Philipps goes back to the visionary red card. “This part – investment in market research – is valuable for underwriting decisions. I want our underwriters to have information at their fingertips that makes them best-placed to make an underwriting decision.” Getting there includes the creation of an internal IT system dubbed The Source, which is packed with market and risk data. The research approach will assist not only in pricing, but also in group-wide capital allocation, as Amlin moves its capacity from line to line to maximise utilisation.

Training is vital
The red card also mentions investment in people. “We need to be ahead of where most Lloyd's businesses have hitherto been in terms of employment practices,” Philipps says. “We want to take young, smart people on and give them a career, so we are taking training and development pretty seriously, which I think is rare in the industry.”

The “Amlin Academy” has set curricula for each area of the business, and staff at all levels are encouraged to study and develop.

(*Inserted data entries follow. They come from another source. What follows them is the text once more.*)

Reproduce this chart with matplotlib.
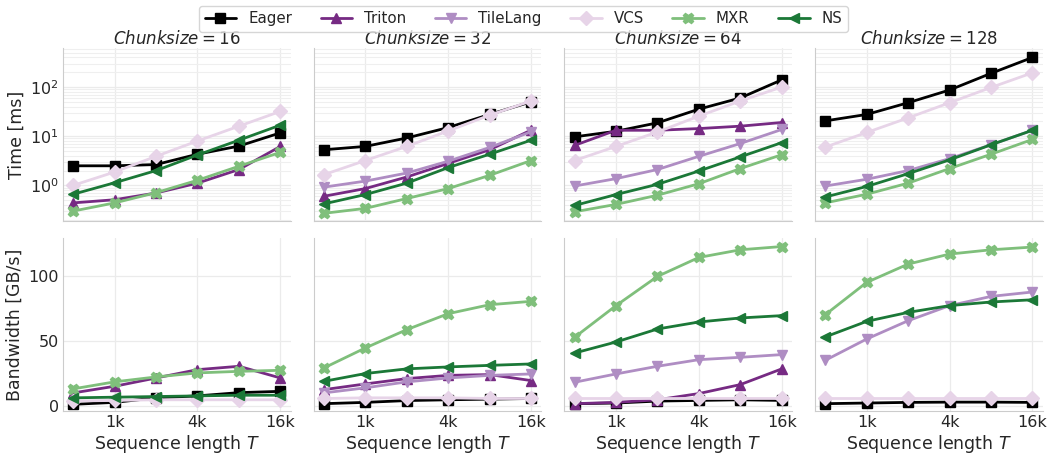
import numpy as np
import matplotlib
matplotlib.use("Agg")
import matplotlib.pyplot as plt
import seaborn as sns

# ---------- DATA ----------
seq_lens = [512, 1024, 2048, 4096, 8192, 16384]
chunk_sizes = [16, 32, 64, 128]
methods = ["Eager", "Triton", "TileLang", "VCS", "MXR", "NS"]
nan = np.nan

# time [ms], one list per chunk size
time_eager = [
    [2.5, 2.5, 2.65, 4.3, 6.3, 11.7],
    [5.3, 6.2, 9.2, 15.0, 27.7, 50.0],
    [9.7, 12.6, 18.7, 35.5, 60.0, 140.0],
    [20.5, 27.7, 48.0, 87.0, 190.0, 400.0],
]
time_triton = [
    [0.44, 0.51, 0.70, 1.11, 2.1, 6.2],
    [0.60, 0.86, 1.48, 2.8, 5.3, 13.3],
    [6.5, 13.2, 13.2, 14.3, 16.0, 19.0],
    [nan] * 6,
]
time_tilelang = [
    [nan] * 6,
    [0.92, 1.22, 1.78, 3.1, 5.9, 12.3],
    [0.97, 1.37, 2.1, 3.9, 7.1, 13.7],
    [0.97, 1.33, 2.0, 3.5, 6.7, 13.2],
]
time_vcs = [
    [1.0, 1.87, 3.9, 8.0, 16.0, 32.0],
    [1.65, 3.2, 6.2, 12.8, 26.8, 52.0],
    [3.2, 6.2, 12.2, 25.6, 52.0, 100.0],
    [6.0, 11.9, 23.6, 48.0, 98.0, 195.0],
]
time_mxr = [
    [0.30, 0.44, 0.71, 1.27, 2.45, 4.7],
    [0.27, 0.34, 0.54, 0.86, 1.6, 3.2],
    [0.29, 0.41, 0.63, 1.08, 2.2, 4.2],
    [0.44, 0.66, 1.11, 2.2, 4.3, 8.6],
]
time_ns = [
    [0.66, 1.13, 2.0, 4.15, 8.3, 16.8],
    [0.42, 0.65, 1.11, 2.3, 4.3, 8.3],
    [0.39, 0.65, 1.05, 1.96, 3.8, 7.4],
    [0.58, 0.95, 1.73, 3.3, 6.7, 13.2],
]

# bandwidth [GB/s]
bw_eager = [
    [1.5, 3.0, 6.5, 8.0, 10.5, 11.5],
    [2.0, 3.0, 4.4, 5.0, 5.5, 6.0],
    [2.0, 2.5, 4.0, 4.5, 5.0, 4.5],
    [2.0, 2.5, 3.0, 3.2, 3.2, 3.0],
]
bw_triton = [
    [10.3, 15.4, 21.8, 28.2, 30.8, 21.8],
    [12.8, 17.2, 21.3, 23.8, 24.4, 19.8],
    [2.0, 3.0, 5.0, 9.8, 16.7, 28.8],
    [nan] * 6,
]
bw_tilelang = [
    [nan] * 6,
    [10.3, 14.2, 18.8, 21.8, 23.8, 24.9],
    [18.5, 24.9, 30.8, 35.9, 37.7, 39.8],
    [35.4, 51.8, 65.9, 77.5, 84.6, 88.0],
]
bw_vcs = [
    [4.0, 4.5, 5.0, 5.0, 5.0, 5.0],
    [6.0, 6.5, 6.5, 6.5, 6.0, 6.0],
    [6.5, 6.5, 6.5, 6.5, 6.5, 6.5],
    [6.5, 6.5, 6.5, 6.5, 6.5, 6.5],
]
bw_mxr = [
    [13.4, 18.8, 22.6, 25.7, 26.9, 27.7],
    [29.5, 44.9, 59.0, 71.3, 78.2, 80.8],
    [53.1, 77.5, 100.0, 114.6, 120.5, 123.0],
    [70.5, 95.4, 109.5, 117.2, 120.5, 122.6],
]
bw_ns = [
    [6.5, 7.0, 7.5, 8.0, 8.5, 8.5],
    [19.2, 25.2, 28.8, 30.3, 31.5, 32.6],
    [41.0, 49.5, 59.5, 64.9, 68.0, 69.8],
    [53.4, 65.4, 72.3, 77.5, 80.3, 82.0],
]

time_data = [time_eager, time_triton, time_tilelang, time_vcs, time_mxr, time_ns]
bw_data = [bw_eager, bw_triton, bw_tilelang, bw_vcs, bw_mxr, bw_ns]

colors = ["black", "#762a83", "#af8dc3", "#e7d4e8", "#7fbf7b", "#1b7837"]
markers = ["s", "^", "v", "D", "X", "<"]

# ---------- PLOT ----------
sns.set_style("whitegrid")
plt.rcParams["font.family"] = ["DejaVu Sans"]
plt.rcParams["mathtext.fontset"] = "dejavusans"

fig, axes = plt.subplots(2, 4, figsize=(10.47, 4.58), dpi=100, sharex=True)
fig.subplots_adjust(left=0.060, right=0.996, top=0.895, bottom=0.103,
                    wspace=0.10, hspace=0.10)

for col, cs in enumerate(chunk_sizes):
    ax_t = axes[0, col]
    ax_b = axes[1, col]
    for i, name in enumerate(methods):
        kw = dict(color=colors[i], marker=markers[i], markersize=7.5, linewidth=2, label=name)
        ax_t.plot(seq_lens, time_data[i][col], **kw)
        ax_b.plot(seq_lens, bw_data[i][col], **kw)
    ax_t.set_title(r"$\mathit{Chunksize} = %d$" % cs, fontsize=12, pad=2)

for ax in axes.flat:
    ax.set_xscale("log", base=2)
    ax.set_xticks([1024, 4096, 16384])
    ax.set_xticklabels(["1k", "4k", "16k"])
    ax.xaxis.set_minor_locator(matplotlib.ticker.NullLocator())
    ax.tick_params(labelsize=11.5, length=0, pad=3)
    for side in ["top", "right"]:
        ax.spines[side].set_visible(False)
    for side in ["left", "bottom"]:
        ax.spines[side].set_color("#cccccc")
    ax.grid(True, which="major", color="#ebebeb", linewidth=0.9)

top_axes = axes[0]
bot_axes = axes[1]
for ax in top_axes:
    ax.set_yscale("log")
    ax.grid(True, which="minor", axis="y", color="#efefef", linewidth=0.8)
    ax.tick_params(axis="x", labelbottom=False)
for ax in top_axes[1:]:
    ax.sharey(top_axes[0])
    ax.tick_params(axis="y", labelleft=False)
for ax in bot_axes[1:]:
    ax.sharey(bot_axes[0])
    ax.tick_params(axis="y", labelleft=False)
for ax in top_axes:
    ax.set_ylim(0.19, 620)
for ax in bot_axes:
    ax.set_ylim(-3.5, 129.5)
    ax.set_yticks([0, 50, 100])
    ax.set_xlabel("Sequence length $T$", fontsize=12.5, labelpad=2)

top_axes[0].set_ylabel("Time [ms]", fontsize=12.5, labelpad=3)
bot_axes[0].set_ylabel("Bandwidth [GB/s]", fontsize=12.5, labelpad=3)

handles, labels = top_axes[0].get_legend_handles_labels()
fig.legend(handles, labels, loc="upper center", ncol=6, fontsize=10.8,
           bbox_to_anchor=(0.5, 1.003), frameon=True, handlelength=2.1,
           handletextpad=0.8, columnspacing=1.9, borderpad=0.35)

plt.savefig("out.png", dpi=100)
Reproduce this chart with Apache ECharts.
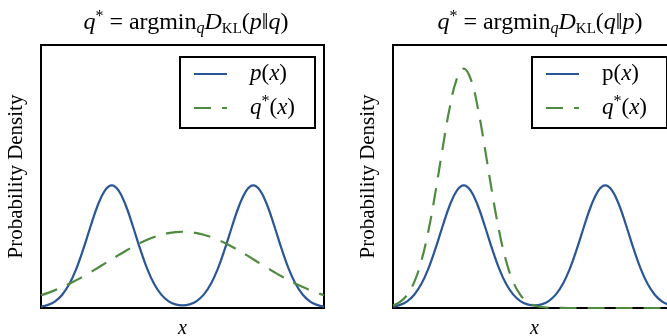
<!DOCTYPE html>
<html>
<head>
<meta charset="utf-8">
<script src="https://cdn.jsdelivr.net/npm/echarts@6/dist/echarts.min.js"></script>
<style>
  html, body { margin: 0; padding: 0; background: #fff; }
  #chart { width: 667px; height: 336px; }
</style>
</head>
<body>
<div id="chart"></div>
<script>
// x positions (box goes 0..1) and densities (box height = 100)
const xs = [0, 0.025, 0.05, 0.075, 0.1, 0.125, 0.15, 0.175, 0.2, 0.225,
            0.25, 0.275, 0.3, 0.325, 0.35, 0.375, 0.4, 0.425, 0.45, 0.475,
            0.5, 0.525, 0.55, 0.575, 0.6, 0.625, 0.65, 0.675, 0.7, 0.725,
            0.75, 0.775, 0.8, 0.825, 0.85, 0.875, 0.9, 0.925, 0.95, 0.975, 1];

// p(x): two bumps, same in both panels
const pValues = [0.50, 1.18, 2.55, 5.05, 9.10, 14.99, 22.55, 30.98, 38.87, 44.54,
                 46.60, 44.54, 38.87, 30.98, 22.55, 14.99, 9.10, 5.07, 2.62, 1.37,
                 1.00, 1.37, 2.62, 5.07, 9.10, 14.99, 22.55, 30.98, 38.87, 44.54,
                 46.60, 44.54, 38.87, 30.98, 22.55, 14.99, 9.10, 5.05, 2.55, 1.18, 0.50];

// left: wide q* covering both modes
const qLeft = [4.83, 5.76, 6.80, 7.95, 9.22, 10.59, 12.05, 13.61, 15.22, 16.87,
               18.53, 20.18, 21.78, 23.29, 24.68, 25.93, 27.00, 27.86, 28.49, 28.87,
               29.00, 28.87, 28.49, 27.86, 27.00, 25.93, 24.68, 23.29, 21.78, 20.18,
               18.53, 16.87, 15.22, 13.61, 12.05, 10.59, 9.22, 7.95, 6.80, 5.76, 4.83];

// right: q* locked on the first mode
const qRight = [0.97, 2.31, 4.99, 9.85, 17.78, 29.27, 44.04, 60.51, 75.91, 86.97,
                91.00, 86.97, 75.91, 60.51, 44.04, 29.27, 17.78, 9.85, 4.99, 2.31,
                0.97, 0.38, 0.13, 0.04, 0.01, 0, 0, 0, 0, 0,
                0, 0, 0, 0, 0, 0, 0, 0, 0, 0, 0];

const BLUE = '#2a5596';
const GREEN = '#4f8b3f';
const SERIF = '"Liberation Serif", "DejaVu Serif", serif';

const pairs = vals => xs.map((x, i) => [x, vals[i]]);

function mathRich(size) {
  const base = { fontFamily: SERIF, fontWeight: 'normal', color: '#000' };
  return {
    i: Object.assign({}, base, { fontStyle: 'italic', fontSize: size, lineHeight: 28, verticalAlign: 'middle' }),
    r: Object.assign({}, base, { fontSize: size, lineHeight: 28, verticalAlign: 'middle' }),
    sup: Object.assign({}, base, { fontSize: Math.round(size * 0.68), lineHeight: 24, verticalAlign: 'top' }),
    sub: Object.assign({}, base, { fontStyle: 'italic', fontSize: Math.round(size * 0.66), lineHeight: 17, verticalAlign: 'bottom' }),
    kl: Object.assign({}, base, { fontSize: Math.round(size * 0.64), lineHeight: 23, verticalAlign: 'bottom' })
  };
}

function curve(name, idx, data, color, dashed) {
  return {
    name: name,
    type: 'line',
    xAxisIndex: idx,
    yAxisIndex: idx,
    data: pairs(data),
    smooth: 0.4,
    symbol: 'none',
    silent: true,
    lineStyle: { color: color, width: 2.2, type: dashed ? [17, 11] : 'solid' },
    z: dashed ? 3 : 2
  };
}

function legendBox(left, top, pLabel) {
  const rich = mathRich(23);
  return [
    { type: 'rect', shape: { x: left, y: top, width: 135, height: 71 },
      style: { fill: '#fff', stroke: '#000', lineWidth: 2 }, z: 10 },
    { type: 'line', shape: { x1: left + 14, y1: top + 17, x2: left + 47, y2: top + 17 },
      style: { stroke: BLUE, lineWidth: 2.2 }, z: 11 },
    { type: 'line', shape: { x1: left + 14, y1: top + 51, x2: left + 47, y2: top + 51 },
      style: { stroke: GREEN, lineWidth: 2.2, lineDash: [17, 11] }, z: 11 },
    { type: 'text', x: left + 70, y: top + 17, z: 11,
      style: { text: pLabel, rich: rich, verticalAlign: 'middle', fill: '#000' } },
    { type: 'text', x: left + 70, y: top + 51, z: 11,
      style: { text: '{i|q}{sup|*}{r|(}{i|x}{r|)}', rich: rich, verticalAlign: 'middle', fill: '#000' } }
  ];
}

const axisCommon = {
  type: 'value',
  axisLine: { show: false },
  axisTick: { show: false },
  axisLabel: { show: false },
  splitLine: { show: false }
};

const titleRich = mathRich(24);

const chart = echarts.init(document.getElementById('chart'));

chart.setOption({
  animation: false,
  backgroundColor: '#fff',
  title: [
    { text: '{i|q}{sup|*}{r| = argmin}{sub|q}{i|D}{kl|KL}{r|(}{i|p}{r|‖}{i|q}{r|)}',
      left: 181, top: 4, textAlign: 'center',
      textStyle: { fontWeight: 'normal', rich: titleRich } },
    { text: '{i|q}{sup|*}{r| = argmin}{sub|q}{i|D}{kl|KL}{r|(}{i|q}{r|‖}{i|p}{r|)}',
      left: 535, top: 4, textAlign: 'center',
      textStyle: { fontWeight: 'normal', rich: titleRich } }
  ],
  grid: [
    { left: 41, top: 45, width: 283, height: 263, outerBoundsMode: 'none',
      show: true, borderColor: '#000', borderWidth: 2 },
    { left: 393, top: 45, width: 283, height: 263, outerBoundsMode: 'none',
      show: true, borderColor: '#000', borderWidth: 2 }
  ],
  xAxis: [0, 1].map(i => Object.assign({}, axisCommon, {
    gridIndex: i, min: 0, max: 1,
    name: 'x', nameLocation: 'middle', nameGap: 11,
    nameTextStyle: { fontFamily: SERIF, fontStyle: 'italic', fontSize: 20, color: '#000' }
  })),
  yAxis: [0, 1].map(i => Object.assign({}, axisCommon, {
    gridIndex: i, min: 0, max: 100,
    name: 'Probability Density', nameLocation: 'middle', nameGap: 14,
    nameTextStyle: { fontFamily: SERIF, fontSize: 21, color: '#000' }
  })),
  series: [
    curve('p(x)', 0, pValues, BLUE, false),
    curve('q*(x)', 0, qLeft, GREEN, true),
    curve('p(x)', 1, pValues, BLUE, false),
    curve('q*(x)', 1, qRight, GREEN, true)
  ],
  graphic: legendBox(180, 57, '{i|p}{r|(}{i|x}{r|)}')
    .concat(legendBox(532, 57, '{r|p(}{i|x}{r|)}'))
});
</script>
</body>
</html>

“Behind all those changes, the trick is to go at a measured pace.” He slows, as if the act of saying the words has temporarily slowed his racing enthusiasm for the Amlin. “There's an awful lot of change that we have put through this business, including a massive culture change. We have asked people to adopt shared values, and we need to continue to win their hearts and minds.

“There has been some short-term pain in a number of areas, and a lot of hard work by our people, but we are sure there will be some medium and long-term gain.”